== Listed records ==
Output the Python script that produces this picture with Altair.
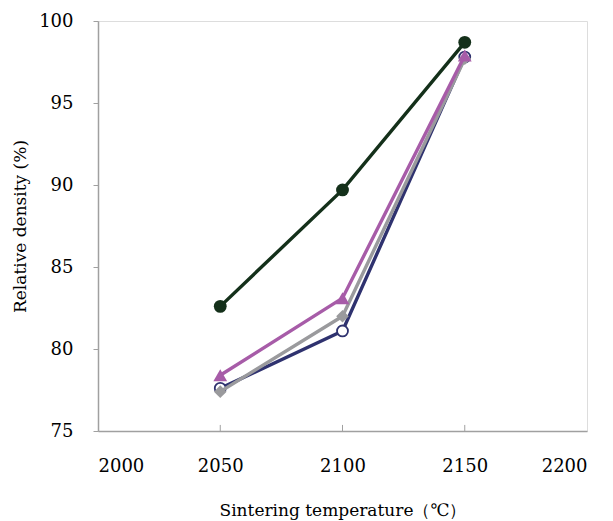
import altair as alt
import pandas as pd

temps = [2050, 2100, 2150]
s_green = [82.6, 89.7, 98.7]
s_purple = [78.4, 83.1, 97.9]
s_gray = [77.4, 82.0, 97.7]
s_navy = [77.6, 81.1, 97.8]
x_ticks = [2000, 2050, 2100, 2150, 2200]
y_ticks = [75, 80, 85, 90, 95, 100]
inner_ticks = [2050, 2100, 2150]

FONT = "DejaVu Serif"
AXC = "#a0a0a0"

x_axis = alt.Axis(values=x_ticks, title="Sintering temperature（℃）", ticks=False,
                  grid=False, labelPadding=26, titlePadding=27, format="d",
                  domainColor=AXC, domainWidth=1.5,
                  labelFont=FONT, titleFont=FONT, labelFontSize=18, titleFontSize=17,
                  labelColor="black", titleColor="black", titleFontWeight="normal")
y_axis = alt.Axis(values=y_ticks, title="Relative  density (%)", tickSize=5,
                  tickColor=AXC, grid=False, labelPadding=20, titlePadding=9,
                  domainColor=AXC, domainWidth=1.5,
                  labelFont=FONT, titleFont=FONT, labelFontSize=18, titleFontSize=17,
                  labelColor="black", titleColor="black", titleFontWeight="normal")
x_scale = alt.Scale(domain=[2000, 2200], nice=False, zero=False)
y_scale = alt.Scale(domain=[75, 100], nice=False, zero=False)

def series(vals, color, shape, fill, size, stroke_w=0):
    df = pd.DataFrame({"t": temps, "v": vals})
    base = alt.Chart(df).encode(x=alt.X("t:Q", scale=x_scale, axis=x_axis),
                                y=alt.Y("v:Q", scale=y_scale, axis=y_axis))
    line = base.mark_line(color=color, strokeWidth=3.4)
    pt = base.mark_point(shape=shape, filled=True, fill=fill, color=color, stroke=color,
                         strokeWidth=stroke_w, size=size, opacity=1)
    return line + pt

navy = series(s_navy, "#2f326f", "circle", "white", 120, 1.8)
gray = series(s_gray, "#9a9a9d", "diamond", "#9a9a9d", 160)
purple = series(s_purple, "#a75ca8", "triangle-up", "#a75ca8", 190)
green = series(s_green, "#14301a", "circle", "#14301a", 165)

tick_df = pd.DataFrame({"t": inner_ticks})
ticks = alt.Chart(tick_df).mark_rule(color=AXC, strokeWidth=1).encode(
    x=alt.X("t:Q", scale=x_scale, axis=x_axis), y=alt.datum(75), y2=alt.datum(75.37))

chart = alt.layer(ticks, navy, gray, purple, green).properties(
    width=489, height=410,
    autosize=alt.AutoSizeParams(type="none"),
    padding={"left": 98, "top": 21, "right": 26, "bottom": 90},
).configure_view(stroke=AXC, strokeWidth=1.5).configure(font=FONT)

chart.save("out.html", embed_options={"renderer": "svg", "actions": False})
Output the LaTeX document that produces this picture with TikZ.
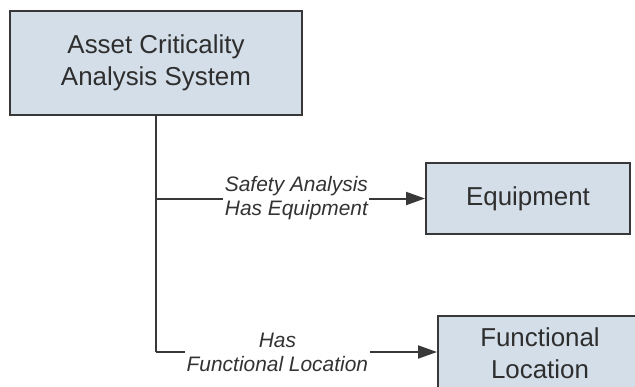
\documentclass[tikz,border=0pt]{standalone}
\usepackage{fontspec}
\setmainfont{Liberation Sans}
\usepackage{tikz}
\usetikzlibrary{positioning,arrows.meta}

\definecolor{boxfill}{HTML}{D4DEE8}
\definecolor{boxline}{HTML}{383838}

\tikzset{
  famnode/.style={draw=boxline, fill=boxfill, line width=2bp, align=center,
    font=\fontsize{26}{32}\selectfont, text=black!82, inner sep=0pt},
  relline/.style={draw=boxline, line width=2bp},
  relarrow/.style={relline, -{Triangle[length=19bp,width=13bp]}},
  rellabel/.style={fill=white, align=center, inner sep=1.5bp,
    font=\fontsize{21}{24}\selectfont\itshape, text=black!80}
}

\begin{document}
\begin{tikzpicture}[x=1bp, y=1bp]
\clip (0,0) rectangle (635,-386);
\fill[white] (0,0) rectangle (635,-386);

% Families
\node[famnode, minimum width=292bp, minimum height=104bp] (acas) at (156,-63) {Asset Criticality\\Analysis System};
\node[famnode, minimum width=204bp, minimum height=71bp] (equip) at (528,-198.5) {Equipment};
\node[famnode, minimum width=204bp, minimum height=74bp] (floc) at (540,-353) {Functional\\Location};

% Trunk
\coordinate (j1) at (acas.south |- equip.west);
\coordinate (j2) at (acas.south |- 0,-352);
\draw[relline] (acas.south) -- (j2);

% Relationships
\draw[relarrow] (j1) -- node[rellabel, pos=0.522] (lab1) {Safety Analysis\\Has Equipment} (equip.west);
\draw[relarrow] (j2) -- node[rellabel, pos=0.432] (lab2) {Has\\Functional Location} (floc.west |- j2);
\end{tikzpicture}
\end{document}
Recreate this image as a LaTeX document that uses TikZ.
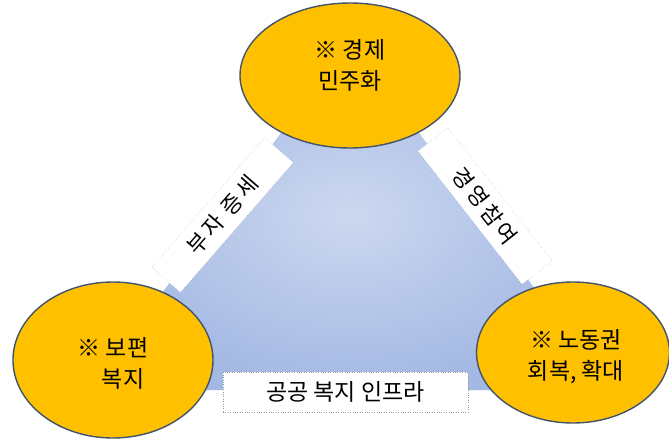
\documentclass[tikz,border=0pt]{standalone}
\usepackage{fontspec}
\setmainfont{Noto Sans CJK KR}
\usetikzlibrary{shapes.geometric}
\definecolor{gold}{HTML}{FFC000}
\definecolor{rim}{HTML}{42536B}
\definecolor{triin}{HTML}{CDD8F0}
\definecolor{triout}{HTML}{A3B8E3}
\tikzset{
  ell/.style={ellipse, draw=rim, line width=1.4pt, fill=gold, inner sep=0pt},
  elltext/.style={align=center, inner sep=0pt, font=\fontsize{23}{31}\selectfont},
  lbl/.style={rectangle, draw=gray!80, dotted, fill=white, inner sep=0pt,
    minimum height=38pt, font=\fontsize{22}{25}\selectfont}
}
\newcommand{\lsp}{\hspace{3pt}}
\begin{document}
\begin{tikzpicture}[x=1pt,y=-1pt]
\useasboundingbox (0,0) rectangle (669,439);
\coordinate (apex) at (350,40);
\coordinate (bl) at (90,390);
\coordinate (br) at (610,390);
\shade[inner color=triin, outer color=triout] (apex) -- (bl) -- (br) -- cycle;
\node[lbl, rotate=49, minimum width=172pt] (rich) at (222.5,215) {부\lsp 자\lsp\ 증\lsp 세};
\node[lbl, rotate=-52, minimum width=169pt] (mgmt) at (485,206) {경\lsp 영\lsp 참\lsp 여};
\node[lbl, minimum width=245pt, minimum height=40pt, font=\fontsize{23}{27}\selectfont] (infra) at (345.5,392) {공공 복지 인프라};
\node[ell, minimum width=220pt, minimum height=145pt] (top) at (350,75.5) {};
\node[elltext] (toptext) at (350,65) {※ 경제\\민주화};
\node[ell, minimum width=200pt, minimum height=156pt] (left) at (113,360) {};
\node[elltext] (lefttext) at (113,363) {※ 보편\\\hspace*{20pt}복지};
\node[ell, minimum width=193pt, minimum height=141pt] (right) at (573,352.5) {};
\node[elltext] (righttext) at (576,357) {※ 노동권\\회복, 확대};
\end{tikzpicture}
\end{document}
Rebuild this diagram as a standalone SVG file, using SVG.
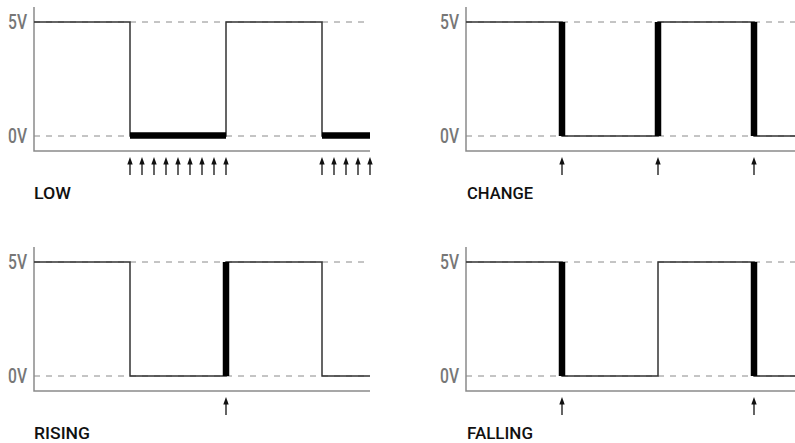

== Task prompt ==
Make an exact copy of every record, pictures excluded.

== Exercise response ==
Output the Python script that produces this picture with Altair.
import altair as alt
import pandas as pd

temps = [2050, 2100, 2150]
s_green = [82.6, 89.7, 98.7]
s_purple = [78.4, 83.1, 97.9]
s_gray = [77.4, 82.0, 97.7]
s_navy = [77.6, 81.1, 97.8]
x_ticks = [2000, 2050, 2100, 2150, 2200]
y_ticks = [75, 80, 85, 90, 95, 100]
inner_ticks = [2050, 2100, 2150]

FONT = "DejaVu Serif"
AXC = "#a0a0a0"

x_axis = alt.Axis(values=x_ticks, title="Sintering temperature（℃）", ticks=False,
                  grid=False, labelPadding=26, titlePadding=27, format="d",
                  domainColor=AXC, domainWidth=1.5,
                  labelFont=FONT, titleFont=FONT, labelFontSize=18, titleFontSize=17,
                  labelColor="black", titleColor="black", titleFontWeight="normal")
y_axis = alt.Axis(values=y_ticks, title="Relative  density (%)", tickSize=5,
                  tickColor=AXC, grid=False, labelPadding=20, titlePadding=9,
                  domainColor=AXC, domainWidth=1.5,
                  labelFont=FONT, titleFont=FONT, labelFontSize=18, titleFontSize=17,
                  labelColor="black", titleColor="black", titleFontWeight="normal")
x_scale = alt.Scale(domain=[2000, 2200], nice=False, zero=False)
y_scale = alt.Scale(domain=[75, 100], nice=False, zero=False)

def series(vals, color, shape, fill, size, stroke_w=0):
    df = pd.DataFrame({"t": temps, "v": vals})
    base = alt.Chart(df).encode(x=alt.X("t:Q", scale=x_scale, axis=x_axis),
                                y=alt.Y("v:Q", scale=y_scale, axis=y_axis))
    line = base.mark_line(color=color, strokeWidth=3.4)
    pt = base.mark_point(shape=shape, filled=True, fill=fill, color=color, stroke=color,
                         strokeWidth=stroke_w, size=size, opacity=1)
    return line + pt

navy = series(s_navy, "#2f326f", "circle", "white", 120, 1.8)
gray = series(s_gray, "#9a9a9d", "diamond", "#9a9a9d", 160)
purple = series(s_purple, "#a75ca8", "triangle-up", "#a75ca8", 190)
green = series(s_green, "#14301a", "circle", "#14301a", 165)

tick_df = pd.DataFrame({"t": inner_ticks})
ticks = alt.Chart(tick_df).mark_rule(color=AXC, strokeWidth=1).encode(
    x=alt.X("t:Q", scale=x_scale, axis=x_axis), y=alt.datum(75), y2=alt.datum(75.37))

chart = alt.layer(ticks, navy, gray, purple, green).properties(
    width=489, height=410,
    autosize=alt.AutoSizeParams(type="none"),
    padding={"left": 98, "top": 21, "right": 26, "bottom": 90},
).configure_view(stroke=AXC, strokeWidth=1.5).configure(font=FONT)

chart.save("out.html", embed_options={"renderer": "svg", "actions": False})
Output the LaTeX document that produces this picture with TikZ.
\documentclass[tikz,border=0pt]{standalone}
\usepackage{fontspec}
\setmainfont{Liberation Sans}
\usepackage{tikz}
\usetikzlibrary{positioning,arrows.meta}

\definecolor{boxfill}{HTML}{D4DEE8}
\definecolor{boxline}{HTML}{383838}

\tikzset{
  famnode/.style={draw=boxline, fill=boxfill, line width=2bp, align=center,
    font=\fontsize{26}{32}\selectfont, text=black!82, inner sep=0pt},
  relline/.style={draw=boxline, line width=2bp},
  relarrow/.style={relline, -{Triangle[length=19bp,width=13bp]}},
  rellabel/.style={fill=white, align=center, inner sep=1.5bp,
    font=\fontsize{21}{24}\selectfont\itshape, text=black!80}
}

\begin{document}
\begin{tikzpicture}[x=1bp, y=1bp]
\clip (0,0) rectangle (635,-386);
\fill[white] (0,0) rectangle (635,-386);

% Families
\node[famnode, minimum width=292bp, minimum height=104bp] (acas) at (156,-63) {Asset Criticality\\Analysis System};
\node[famnode, minimum width=204bp, minimum height=71bp] (equip) at (528,-198.5) {Equipment};
\node[famnode, minimum width=204bp, minimum height=74bp] (floc) at (540,-353) {Functional\\Location};

% Trunk
\coordinate (j1) at (acas.south |- equip.west);
\coordinate (j2) at (acas.south |- 0,-352);
\draw[relline] (acas.south) -- (j2);

% Relationships
\draw[relarrow] (j1) -- node[rellabel, pos=0.522] (lab1) {Safety Analysis\\Has Equipment} (equip.west);
\draw[relarrow] (j2) -- node[rellabel, pos=0.432] (lab2) {Has\\Functional Location} (floc.west |- j2);
\end{tikzpicture}
\end{document}
Recreate this image as a LaTeX document that uses TikZ.
\documentclass[tikz,border=0pt]{standalone}
\usepackage{fontspec}
\setmainfont{Noto Sans CJK KR}
\usetikzlibrary{shapes.geometric}
\definecolor{gold}{HTML}{FFC000}
\definecolor{rim}{HTML}{42536B}
\definecolor{triin}{HTML}{CDD8F0}
\definecolor{triout}{HTML}{A3B8E3}
\tikzset{
  ell/.style={ellipse, draw=rim, line width=1.4pt, fill=gold, inner sep=0pt},
  elltext/.style={align=center, inner sep=0pt, font=\fontsize{23}{31}\selectfont},
  lbl/.style={rectangle, draw=gray!80, dotted, fill=white, inner sep=0pt,
    minimum height=38pt, font=\fontsize{22}{25}\selectfont}
}
\newcommand{\lsp}{\hspace{3pt}}
\begin{document}
\begin{tikzpicture}[x=1pt,y=-1pt]
\useasboundingbox (0,0) rectangle (669,439);
\coordinate (apex) at (350,40);
\coordinate (bl) at (90,390);
\coordinate (br) at (610,390);
\shade[inner color=triin, outer color=triout] (apex) -- (bl) -- (br) -- cycle;
\node[lbl, rotate=49, minimum width=172pt] (rich) at (222.5,215) {부\lsp 자\lsp\ 증\lsp 세};
\node[lbl, rotate=-52, minimum width=169pt] (mgmt) at (485,206) {경\lsp 영\lsp 참\lsp 여};
\node[lbl, minimum width=245pt, minimum height=40pt, font=\fontsize{23}{27}\selectfont] (infra) at (345.5,392) {공공 복지 인프라};
\node[ell, minimum width=220pt, minimum height=145pt] (top) at (350,75.5) {};
\node[elltext] (toptext) at (350,65) {※ 경제\\민주화};
\node[ell, minimum width=200pt, minimum height=156pt] (left) at (113,360) {};
\node[elltext] (lefttext) at (113,363) {※ 보편\\\hspace*{20pt}복지};
\node[ell, minimum width=193pt, minimum height=141pt] (right) at (573,352.5) {};
\node[elltext] (righttext) at (576,357) {※ 노동권\\회복, 확대};
\end{tikzpicture}
\end{document}
Rebuild this diagram as a standalone SVG file, using SVG.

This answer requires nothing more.